The Acosta Mine Museum today 

The Cornish Pasty Association says producers in Cornwall make at least 120 million pasties annually, generating around 300m GBP annually for the Cornish economy. The impact in Hidalgo might be less, but it remains incredible, in a country where people make and eat more tacos than the rest of the planet put together, the paste here is head honcho!

Pastes El Bilar—the first pastes store, was opened in 1940 in Real del Monte by Don Fidel and Don Simon as a billiards bar for miners to enjoy after work. Their wives started baking pastes and delivering them to the bar in baskets, attracting more local customers and over time becoming their principal business. Even today, with all the different fillings on offer, the potato and ground beef, which remain the truest to the original recipe, are the most popular.


Pastes El Billar—the oldest paste store in Mexico 

In 2009, Real del Monte introduced a Festival Internacional de Paste. Most events have teething problems when they start, although not usually because the local customs officers confiscate vegetables, but in that first year they impounded the imported turnips! During the opening speeches, the Municipal President did not mention this but did say: “Cornish people rebuilt our shattered mining industry, giving us work and now again, when we have lost that industry, the Cornish have given us pastes and a new source of income.”

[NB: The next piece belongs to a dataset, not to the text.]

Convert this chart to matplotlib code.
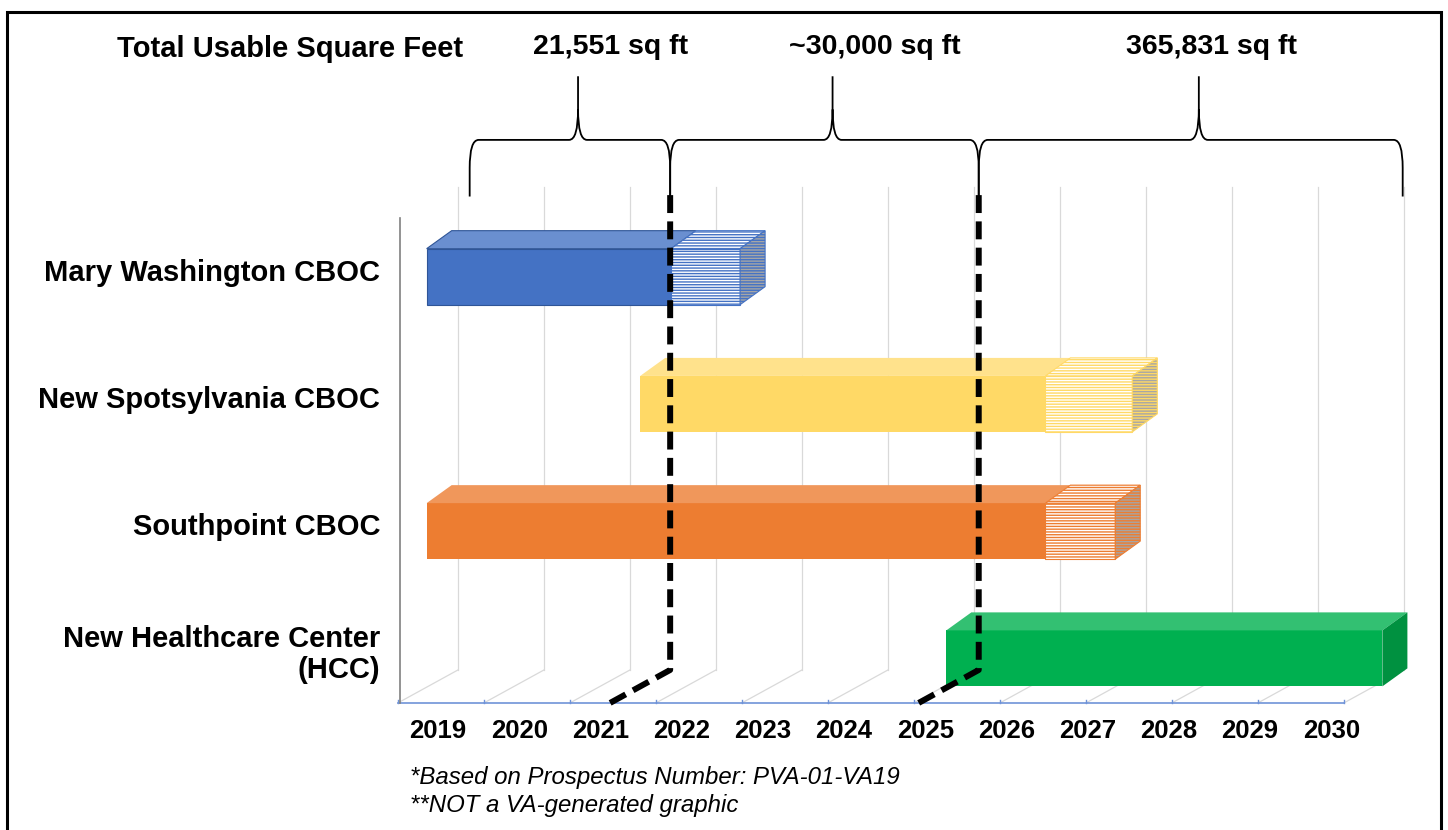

There is even the “Museo del Paste,” which opened in 2012. Cornwall, not to be completely outshone, chose that year to establish its own Mining and Pasty Festival, held in the town of Redruth now twinned with Real del Monte. Mexican bakers have brought their own fiesta to the Cornish festival, delighting the locals with their own version of the pasty, even turning adventurous taste buds towards their spicier version. Provecho!